Shakhov reports that hundreds of such subdomains across at least 34 universities are compromised, with Google search results revealing thousands of these illicit pages still indexed and accessible.
Hijacking a University's Reputation
These attacks stem from basic administrative oversights. When universities set up subdomains such as provost.washu.edu, they create CNAME records linking the URL to a hosting IP address. Once the subdomain is decommissioned—common for projects, events, or tests—the DNS record often lingers without cleanup.
Opportunistic scammers, linked by other researchers to the Hazy Hawk group, register the now-available base domain of the expired CNAME. This allows them to control the traffic, redirecting unsuspecting visitors—often students, faculty, or researchers—to harmful content while masquerading under the trusted .edu banner.
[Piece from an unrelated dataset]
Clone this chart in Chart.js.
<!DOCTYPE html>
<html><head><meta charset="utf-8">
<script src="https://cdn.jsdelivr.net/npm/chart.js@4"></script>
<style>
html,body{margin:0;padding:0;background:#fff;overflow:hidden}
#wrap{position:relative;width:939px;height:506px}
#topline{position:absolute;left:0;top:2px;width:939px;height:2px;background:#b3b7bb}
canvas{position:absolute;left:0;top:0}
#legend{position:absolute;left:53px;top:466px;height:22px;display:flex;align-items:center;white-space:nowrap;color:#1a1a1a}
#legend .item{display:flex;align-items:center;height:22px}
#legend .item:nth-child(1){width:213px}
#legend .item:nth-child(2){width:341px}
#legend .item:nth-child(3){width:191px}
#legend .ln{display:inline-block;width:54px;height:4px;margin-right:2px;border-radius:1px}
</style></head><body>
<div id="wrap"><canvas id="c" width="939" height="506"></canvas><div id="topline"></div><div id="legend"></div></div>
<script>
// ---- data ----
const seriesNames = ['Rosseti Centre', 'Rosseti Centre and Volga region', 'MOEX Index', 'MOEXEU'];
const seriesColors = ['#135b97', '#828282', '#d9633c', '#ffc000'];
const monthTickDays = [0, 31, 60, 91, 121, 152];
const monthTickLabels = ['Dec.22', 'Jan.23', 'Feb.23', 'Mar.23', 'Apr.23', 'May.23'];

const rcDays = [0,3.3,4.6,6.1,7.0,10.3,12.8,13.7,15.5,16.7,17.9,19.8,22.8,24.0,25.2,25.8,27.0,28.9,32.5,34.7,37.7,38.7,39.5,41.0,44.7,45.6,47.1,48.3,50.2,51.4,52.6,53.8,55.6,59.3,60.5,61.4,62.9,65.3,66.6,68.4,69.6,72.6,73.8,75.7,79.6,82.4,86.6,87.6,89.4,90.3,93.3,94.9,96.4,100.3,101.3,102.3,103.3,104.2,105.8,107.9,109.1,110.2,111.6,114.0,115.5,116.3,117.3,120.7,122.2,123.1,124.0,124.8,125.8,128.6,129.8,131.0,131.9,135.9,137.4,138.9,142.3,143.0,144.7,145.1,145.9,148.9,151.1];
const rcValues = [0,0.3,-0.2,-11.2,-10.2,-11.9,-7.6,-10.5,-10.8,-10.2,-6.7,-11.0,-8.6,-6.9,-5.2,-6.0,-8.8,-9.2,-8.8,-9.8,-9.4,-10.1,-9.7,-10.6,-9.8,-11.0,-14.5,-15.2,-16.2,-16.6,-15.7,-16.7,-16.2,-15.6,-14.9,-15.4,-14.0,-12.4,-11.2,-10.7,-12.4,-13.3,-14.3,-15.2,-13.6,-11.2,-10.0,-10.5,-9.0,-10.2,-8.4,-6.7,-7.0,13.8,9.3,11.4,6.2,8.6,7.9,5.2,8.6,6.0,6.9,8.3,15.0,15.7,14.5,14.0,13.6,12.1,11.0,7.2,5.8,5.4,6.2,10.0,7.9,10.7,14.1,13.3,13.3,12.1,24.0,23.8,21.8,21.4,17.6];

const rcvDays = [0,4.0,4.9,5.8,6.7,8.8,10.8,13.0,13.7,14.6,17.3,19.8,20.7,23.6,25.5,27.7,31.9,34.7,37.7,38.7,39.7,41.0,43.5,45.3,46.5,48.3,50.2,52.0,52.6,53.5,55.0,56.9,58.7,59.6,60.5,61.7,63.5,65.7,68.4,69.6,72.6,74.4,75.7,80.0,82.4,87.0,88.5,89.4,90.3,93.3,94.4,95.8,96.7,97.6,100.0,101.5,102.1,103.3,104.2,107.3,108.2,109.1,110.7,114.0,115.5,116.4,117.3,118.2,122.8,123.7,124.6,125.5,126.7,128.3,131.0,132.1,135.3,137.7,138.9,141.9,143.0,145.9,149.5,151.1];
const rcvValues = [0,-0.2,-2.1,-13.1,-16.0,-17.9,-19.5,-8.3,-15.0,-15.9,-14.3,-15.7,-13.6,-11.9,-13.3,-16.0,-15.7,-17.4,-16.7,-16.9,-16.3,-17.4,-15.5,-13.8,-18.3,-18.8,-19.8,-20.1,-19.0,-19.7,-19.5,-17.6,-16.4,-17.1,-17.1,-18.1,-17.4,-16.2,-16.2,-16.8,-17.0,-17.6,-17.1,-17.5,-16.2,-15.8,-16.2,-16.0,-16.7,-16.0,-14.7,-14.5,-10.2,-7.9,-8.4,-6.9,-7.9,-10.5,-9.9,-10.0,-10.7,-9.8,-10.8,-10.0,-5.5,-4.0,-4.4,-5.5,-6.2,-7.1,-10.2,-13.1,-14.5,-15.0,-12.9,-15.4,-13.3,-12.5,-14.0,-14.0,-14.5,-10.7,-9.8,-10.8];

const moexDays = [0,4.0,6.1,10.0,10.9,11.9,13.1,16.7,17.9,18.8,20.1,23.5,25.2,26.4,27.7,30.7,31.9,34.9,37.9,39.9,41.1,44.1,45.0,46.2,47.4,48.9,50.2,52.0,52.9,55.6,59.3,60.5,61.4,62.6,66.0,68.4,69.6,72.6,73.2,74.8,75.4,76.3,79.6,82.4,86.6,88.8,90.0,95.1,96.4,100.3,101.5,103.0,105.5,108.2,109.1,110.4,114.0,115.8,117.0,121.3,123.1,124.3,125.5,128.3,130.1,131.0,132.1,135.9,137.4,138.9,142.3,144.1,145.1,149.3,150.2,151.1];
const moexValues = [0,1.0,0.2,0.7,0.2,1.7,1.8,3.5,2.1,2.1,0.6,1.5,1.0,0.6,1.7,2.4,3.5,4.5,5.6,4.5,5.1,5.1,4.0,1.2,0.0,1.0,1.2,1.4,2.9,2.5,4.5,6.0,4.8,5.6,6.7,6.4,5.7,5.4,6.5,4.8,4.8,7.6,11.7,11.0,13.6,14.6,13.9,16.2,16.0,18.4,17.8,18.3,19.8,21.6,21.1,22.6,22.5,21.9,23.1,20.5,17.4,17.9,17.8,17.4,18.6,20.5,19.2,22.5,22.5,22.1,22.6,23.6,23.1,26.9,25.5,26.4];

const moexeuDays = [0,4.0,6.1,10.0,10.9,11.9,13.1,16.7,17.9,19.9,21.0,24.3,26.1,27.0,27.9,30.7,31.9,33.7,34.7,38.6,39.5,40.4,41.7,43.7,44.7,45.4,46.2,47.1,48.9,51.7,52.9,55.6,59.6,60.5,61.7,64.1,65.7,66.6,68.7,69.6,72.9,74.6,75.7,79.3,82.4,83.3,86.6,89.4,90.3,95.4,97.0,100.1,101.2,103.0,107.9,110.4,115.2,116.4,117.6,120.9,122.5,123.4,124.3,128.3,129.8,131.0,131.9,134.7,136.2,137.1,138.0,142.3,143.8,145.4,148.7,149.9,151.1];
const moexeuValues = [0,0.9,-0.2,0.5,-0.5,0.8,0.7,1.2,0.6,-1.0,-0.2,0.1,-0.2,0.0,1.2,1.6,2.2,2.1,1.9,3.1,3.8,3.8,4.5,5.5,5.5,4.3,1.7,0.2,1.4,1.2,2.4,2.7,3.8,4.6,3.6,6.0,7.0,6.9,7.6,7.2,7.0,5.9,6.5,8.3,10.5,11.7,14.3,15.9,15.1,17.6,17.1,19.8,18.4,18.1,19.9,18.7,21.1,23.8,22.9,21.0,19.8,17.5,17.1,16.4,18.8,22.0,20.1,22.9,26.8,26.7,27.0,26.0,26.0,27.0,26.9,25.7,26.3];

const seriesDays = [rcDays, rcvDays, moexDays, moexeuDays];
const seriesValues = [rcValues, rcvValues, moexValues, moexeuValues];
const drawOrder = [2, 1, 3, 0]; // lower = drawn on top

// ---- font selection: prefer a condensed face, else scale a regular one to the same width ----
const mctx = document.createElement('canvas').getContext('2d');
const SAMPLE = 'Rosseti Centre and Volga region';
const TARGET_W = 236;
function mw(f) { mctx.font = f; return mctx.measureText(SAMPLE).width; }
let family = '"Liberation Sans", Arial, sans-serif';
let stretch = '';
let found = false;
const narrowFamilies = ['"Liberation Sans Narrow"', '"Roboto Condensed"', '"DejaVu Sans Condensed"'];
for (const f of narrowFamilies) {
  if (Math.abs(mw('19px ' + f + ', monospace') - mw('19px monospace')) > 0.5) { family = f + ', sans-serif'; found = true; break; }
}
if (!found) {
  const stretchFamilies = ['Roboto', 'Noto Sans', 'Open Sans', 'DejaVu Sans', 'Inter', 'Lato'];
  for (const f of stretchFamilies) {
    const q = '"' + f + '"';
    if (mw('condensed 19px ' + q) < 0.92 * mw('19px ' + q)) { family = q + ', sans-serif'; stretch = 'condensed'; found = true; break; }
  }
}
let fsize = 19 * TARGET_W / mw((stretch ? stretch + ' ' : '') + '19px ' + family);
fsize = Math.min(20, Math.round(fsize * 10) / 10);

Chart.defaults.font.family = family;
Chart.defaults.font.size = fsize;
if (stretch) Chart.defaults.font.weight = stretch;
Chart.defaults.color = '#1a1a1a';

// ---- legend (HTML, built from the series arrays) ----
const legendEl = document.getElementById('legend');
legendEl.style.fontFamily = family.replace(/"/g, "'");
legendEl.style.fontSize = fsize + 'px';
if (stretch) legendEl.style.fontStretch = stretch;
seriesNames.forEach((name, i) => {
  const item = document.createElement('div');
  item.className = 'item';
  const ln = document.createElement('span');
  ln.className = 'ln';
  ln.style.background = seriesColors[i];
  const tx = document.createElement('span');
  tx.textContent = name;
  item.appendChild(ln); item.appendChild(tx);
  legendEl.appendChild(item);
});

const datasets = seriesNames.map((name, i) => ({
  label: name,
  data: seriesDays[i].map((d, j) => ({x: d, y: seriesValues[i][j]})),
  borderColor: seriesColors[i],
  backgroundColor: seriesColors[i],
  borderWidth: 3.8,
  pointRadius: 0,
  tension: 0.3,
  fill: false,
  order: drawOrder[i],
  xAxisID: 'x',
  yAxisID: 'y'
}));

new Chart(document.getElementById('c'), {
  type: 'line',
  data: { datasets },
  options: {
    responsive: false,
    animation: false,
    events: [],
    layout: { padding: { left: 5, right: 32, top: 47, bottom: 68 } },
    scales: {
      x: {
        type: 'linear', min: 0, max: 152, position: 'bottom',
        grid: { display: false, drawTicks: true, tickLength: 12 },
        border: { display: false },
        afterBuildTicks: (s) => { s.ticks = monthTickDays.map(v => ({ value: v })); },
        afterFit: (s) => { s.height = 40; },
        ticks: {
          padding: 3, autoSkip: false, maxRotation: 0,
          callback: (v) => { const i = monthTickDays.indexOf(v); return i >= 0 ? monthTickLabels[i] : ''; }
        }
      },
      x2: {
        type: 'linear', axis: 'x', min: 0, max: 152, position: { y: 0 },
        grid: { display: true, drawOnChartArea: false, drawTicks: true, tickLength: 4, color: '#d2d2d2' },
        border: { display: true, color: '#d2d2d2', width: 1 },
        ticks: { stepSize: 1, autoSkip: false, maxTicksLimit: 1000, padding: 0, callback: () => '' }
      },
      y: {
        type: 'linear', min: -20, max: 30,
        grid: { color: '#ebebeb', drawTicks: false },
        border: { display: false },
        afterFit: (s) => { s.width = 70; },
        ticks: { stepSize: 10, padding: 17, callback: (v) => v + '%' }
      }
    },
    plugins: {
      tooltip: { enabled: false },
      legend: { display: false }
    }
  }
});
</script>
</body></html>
The prestige of these institutions makes the hijacks particularly damaging, as users lower their guards when seeing familiar university domains in links or search results.
Hundreds of subdomains for at least 34 universities are being abused.
The Technical Breakdown
CNAME records are straightforward DNS entries that alias one domain to another. They're efficient for delegating subdomains to third-party hosts, but neglect in removing them post-use creates vulnerabilities. Scammers monitor expired domains via tools and registries, snapping them up quickly to point to their servers loaded with porn sites or phishing pages.
This isn't sophisticated hacking—it's low-effort domain squatting exploiting institutional inertia. Universities with vast, decentralized IT teams struggle with inventorying thousands of subdomains, leading to these persistent gaps.
Google's indexing exacerbates the issue, keeping hijacked pages visible in searches for months or years until manually delisted.
Examples of Hijacked Subdomains
- causal.stat.berkeley.edu serving xxx-porn-girl-and-boy content
- conversion-dev.svc.cul.columbia.edu hosting brazzers-gym-porn
- provost.washu.edu with dmkcsex-10.pdf disguised malware scam
- Numerous others across 34+ universities, totaling thousands of pages
Broader Implications and Fixes
Such breaches erode trust in academic domains, potentially exposing users to data theft, ransomware, or reputational harm. Students clicking a 'university resource' might unwittingly support criminal networks.
Universities must audit DNS records regularly, automate decommissioning, and implement monitoring for subdomain changes. Tools like certificate transparency logs and search engine notifications can help spot abuses early.
This incident underscores that even elite institutions aren't immune to mundane security lapses—proactive housekeeping is essential in an era of domain hijacking threats.